Commissioner of Yukon
- In office July 1, 1976 – November 1, 1978
- Prime Minister: Pierre Trudeau
- Preceded by: James Smith
- Succeeded by: Frank Fingland

Personal details
- Born: February 20, 1938 Brandon, Manitoba, Canada
- Died: December 8, 2020 (aged 82)
- Spouse: Sandra Mooney ​(m. 1959)​
- Profession: Biologist

= Arthur MacDonald Pearson =

Canadian politician (1938–2020)

Arthur MacDonald "Art" Pearson (February 20, 1938 – December 8, 2020) was a Canadian political figure. He served as the commissioner of Yukon from 1976 to 1978.

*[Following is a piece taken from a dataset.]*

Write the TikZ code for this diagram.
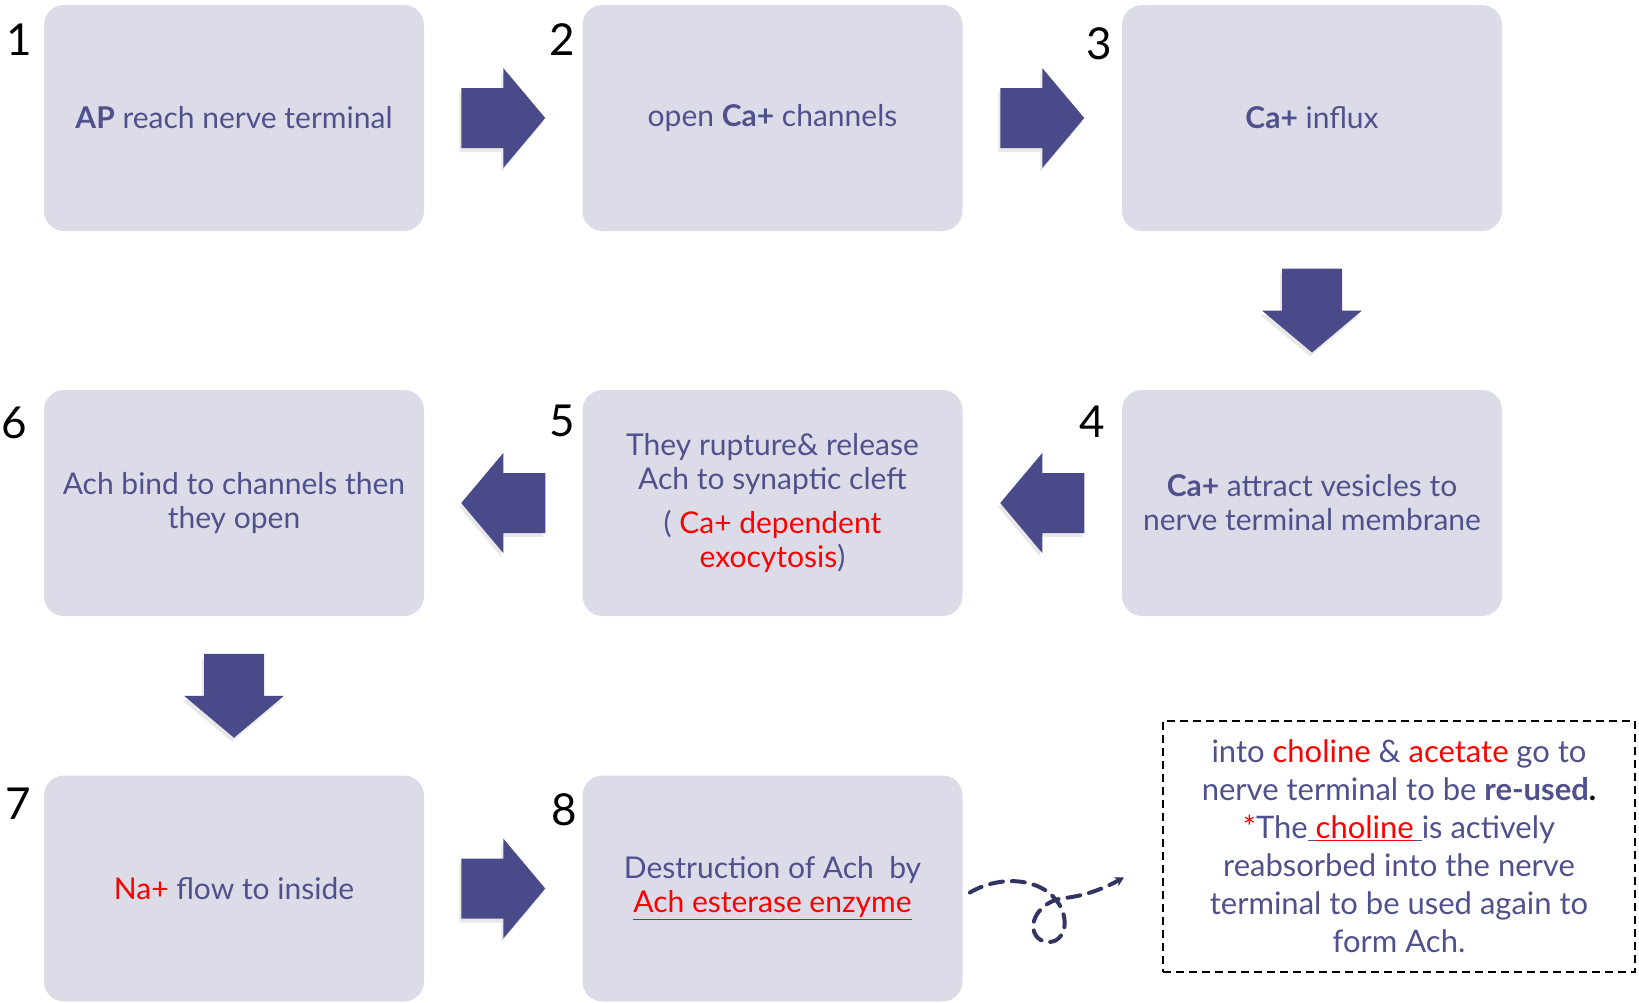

He was born in Brandon, Manitoba and was educated there, at the University of British Columbia and the University of Helsinki. In 1959, Pearson married Sandra Mooney. He was a biologist with the Canadian Wildlife Service from 1962 to 1975, during that time he researched the activities of grizzly bears. Pearson lived in Whitehorse.

He resigned as commissioner in 1978 after pleading guilty to charges related to improper mining claim transfers. Pearson died after a long battle with chronic lymphocytic leukemia on December 8, 2020, at the age of 82.